Mais Paragon Transaction, qui fait partie du groupe Paragon au chiffre d'affaires de 1,2 milliard d'euros, se pourvoit en cassation. Le 21 mars 2023, le Conseil d'État, la plus haute juridiction administrative en France, tranche de manière définitive : la rupture conventionnelle collective de Paragon est illicite.
"Ces ruptures, exclusives du licenciement ou de la démission, ne peuvent être imposées par l'une ou l'autre des parties", stipule le Conseil d'État.

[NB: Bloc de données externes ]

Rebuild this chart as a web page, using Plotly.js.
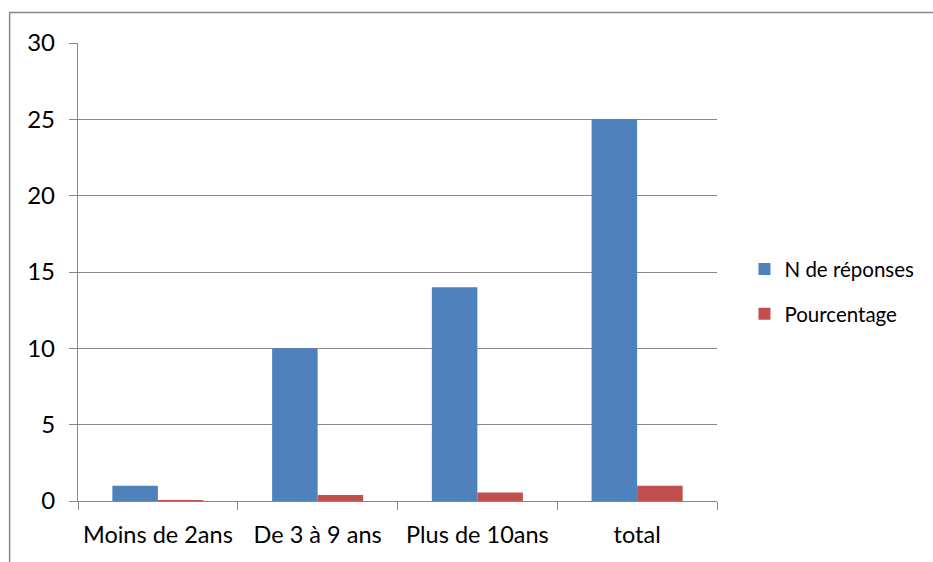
<!DOCTYPE html>
<html><head><meta charset="utf-8">
<script src="https://cdn.plot.ly/plotly-3.0.1.min.js"></script>
<style>html,body{margin:0;padding:0;background:#fff}#c{width:933px;height:562px}</style>
</head><body><div id="c"></div>
<script>
const categories = ["Moins de 2ans", "De 3 à 9 ans", "Plus de 10ans", "total"];
const reponses = [1, 10, 14, 25];
const pourcentage = [0.04, 0.4, 0.56, 1];
const yTicks = [0, 5, 10, 15, 20, 25, 30];
const FONT = "Lato";

const data = [
  {type: "bar", name: "N de réponses", legendgroup: "a", x: categories, y: reponses, marker: {color: "#4F81BD"}},
  {type: "bar", name: "Pourcentage", legendgroup: "b", x: categories, y: pourcentage, marker: {color: "#C0504D"}}
];
const layout = {
  width: 933, height: 562,
  margin: {l: 78, r: 216, t: 43, b: 61, autoexpand: false},
  paper_bgcolor: "#fff", plot_bgcolor: "#fff",
  font: {family: FONT, size: 20, color: "#000"},
  barmode: "group", bargap: 0.43, bargroupgap: 0,
  showlegend: true,
  legend: {x: 1.043, y: 0.457, xanchor: "left", yanchor: "middle", tracegroupgap: 15,
           font: {family: FONT, size: 20.5}, itemwidth: 30},
  xaxis: {showline: true, linecolor: "#878787", linewidth: 1.3, ticks: "outside", tickson: "boundaries",
          ticklen: 8, tickcolor: "#878787", tickwidth: 1.3, showgrid: false, ticklabelstandoff: 13,
          tickangle: 0, tickfont: {family: FONT, size: 23.5}},
  yaxis: {range: [0, 30], tickvals: yTicks, showline: true, linecolor: "#878787", linewidth: 1.3,
          ticks: "outside", ticklen: 8, tickcolor: "#878787", tickwidth: 1.3,
          showgrid: true, gridcolor: "#878787", gridwidth: 1.3, zeroline: false,
          ticklabelstandoff: 9, tickfont: {family: FONT, size: 24}},
  shapes: [{type: "rect", xref: "paper", yref: "paper", x0: -0.107, x1: 1.6, y0: -0.5, y1: 1.0666,
            line: {color: "#898989", width: 1.5}, fillcolor: "rgba(0,0,0,0)", layer: "above"}]
};
Plotly.newPlot("c", data, layout, {displayModeBar: false});
</script></body></html>
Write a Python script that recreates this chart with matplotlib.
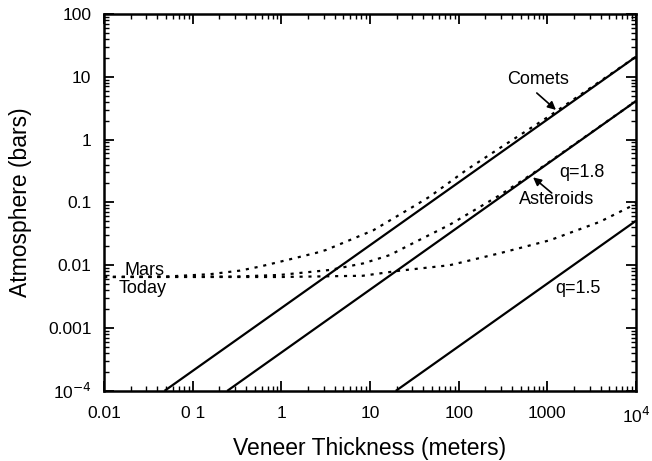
import matplotlib.pyplot as plt

plt.rcParams['font.family'] = ['Liberation Sans', 'DejaVu Sans']

# solid lines (end points)
comets_x = [0.048, 1e4]
comets_y = [1e-4, 20.8]
aster_x = [0.245, 1e4]
aster_y = [1e-4, 4.1]
q15_x = [19.5, 1e4]
q15_y = [1e-4, 0.051]

# dotted curves (Mars today + veneer)
dot_comets_x = [0.01, 0.05, 0.157, 0.34, 0.57, 1.0, 2.5, 3.2, 10.9, 33, 47, 123, 290, 1000, 1e4]
dot_comets_y = [0.0065, 0.0066, 0.0072, 0.0082, 0.0095, 0.0115, 0.0158, 0.0175, 0.036, 0.091, 0.123, 0.33, 0.73, 2.25, 20.8]
dot_aster_x = [0.01, 0.3, 0.96, 3.5, 8.4, 16.7, 21.7, 33, 79, 290, 690, 1e4]
dot_aster_y = [0.0065, 0.0066, 0.0070, 0.0084, 0.0107, 0.0145, 0.0175, 0.0237, 0.044, 0.13, 0.29, 4.1]
dot_q15_x = [0.01, 1.0, 8.3, 21.7, 79, 290, 1070, 3900, 1e4]
dot_q15_y = [0.0065, 0.0065, 0.0068, 0.0082, 0.010, 0.0155, 0.025, 0.049, 0.095]

xticks = [0.01, 0.1, 1, 10, 100, 1000, 1e4]
xlabels = ['0.01', '0 1', '1', '10', '100', '1000', '10$^4$']
yticks = [1e-4, 1e-3, 0.01, 0.1, 1, 10, 100]
ylabels = ['10$^{-4}$', '0.001', '0.01', '0.1', '1', '10', '100']

fig = plt.figure(figsize=(6.52, 4.61), dpi=100)
ax = fig.add_axes([0.1595, 0.152, 0.816, 0.818])

for x, y in [(comets_x, comets_y), (aster_x, aster_y), (q15_x, q15_y)]:
    ax.plot(x, y, color='black', lw=1.6, solid_capstyle='butt')

for x, y in [(dot_comets_x, dot_comets_y), (dot_aster_x, dot_aster_y), (dot_q15_x, dot_q15_y)]:
    ax.plot(x, y, color='black', lw=1.6, linestyle=(0, (1.4, 2.6)))

ax.set_xscale('log')
ax.set_yscale('log')
ax.set_xlim(0.01, 1e4)
ax.set_ylim(1e-4, 100)
ax.set_xticks(xticks)
ax.set_xticklabels(xlabels)
ax.set_yticks(yticks)
ax.set_yticklabels(ylabels)
ax.tick_params(which='both', direction='in', top=True, right=True, labelsize=12.5)
ax.tick_params(which='major', length=7, width=1.3)
ax.tick_params(axis='x', which='major', pad=11)
ax.tick_params(axis='y', which='major', pad=9)
ax.tick_params(which='minor', length=3.5, width=1.0)
for s in ax.spines.values():
    s.set_linewidth(1.8)

ax.set_xlabel('Veneer Thickness (meters)', fontsize=16.5)
ax.set_ylabel('Atmosphere (bars)', fontsize=16.5)
ax.xaxis.set_label_coords(0.5, -0.122)
ax.yaxis.set_label_coords(-0.135, 0.5)

# annotations
arrow = dict(arrowstyle='-|>', color='black', lw=1.2, shrinkA=0, shrinkB=0,
             mutation_scale=12)
ax.text(776, 8.9, 'Comets', fontsize=13, ha='center', va='center')
ax.annotate('', xy=(1250, 2.96), xytext=(760, 5.5), arrowprops=arrow)
ax.text(1280, 0.11, 'Asteroids', fontsize=13, ha='center', va='center')
ax.annotate('', xy=(690, 0.25), xytext=(1120, 0.141), arrowprops=arrow)
ax.text(2450, 0.295, 'q=1.8', fontsize=13, ha='center', va='center')
ax.text(2200, 0.0042, 'q=1.5', fontsize=13, ha='center', va='center')
ax.text(0.029, 0.0081, 'Mars', fontsize=13, ha='center', va='center')
ax.text(0.0276, 0.0042, 'Today', fontsize=13, ha='center', va='center')

fig.savefig('out.png', dpi=100)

Un tel accord "ne peut être validé par l'autorité administrative lorsqu'il est conclu dans le contexte d'une cessation d'activité de l'établissement ou de l'entreprise en cause conduisant de manière certaine à ce que les salariés n'ayant pas opté pour le dispositif de rupture conventionnelle fassent l'objet, à la fin de la période d'application de cet accord, d'un licenciement pour motif économique, et le cas échéant, d'un plan de sauvegarde de l'emploi."
Une décision du Conseil d'État qui fera date
Éric Gondy se dit satisfait et rappelle : "Ce verdict est valable pour toutes les entreprises de France". Et il souligne : "Les choses étaient pourtant claires. Lorsque le dispositif a été mis en place, un député a soulevé ce cas, le cas d'une fermeture d'entreprise par le RCC, lors des questions parlementaires et la réponse du ministre du Travail de l'époque a été clairement non. C'était bien dit par le pouvoir législateur et le pouvoir exécutif, mais Paragon s'est cru plus malin…"
Le secrétaire général ajoute : "Cette décision nous redonne confiance dans la justice. Les juges et le Conseil d'État ont appliqué l'esprit de la loi. La rupture conventionnelle n'est pas faite pour fermer un site."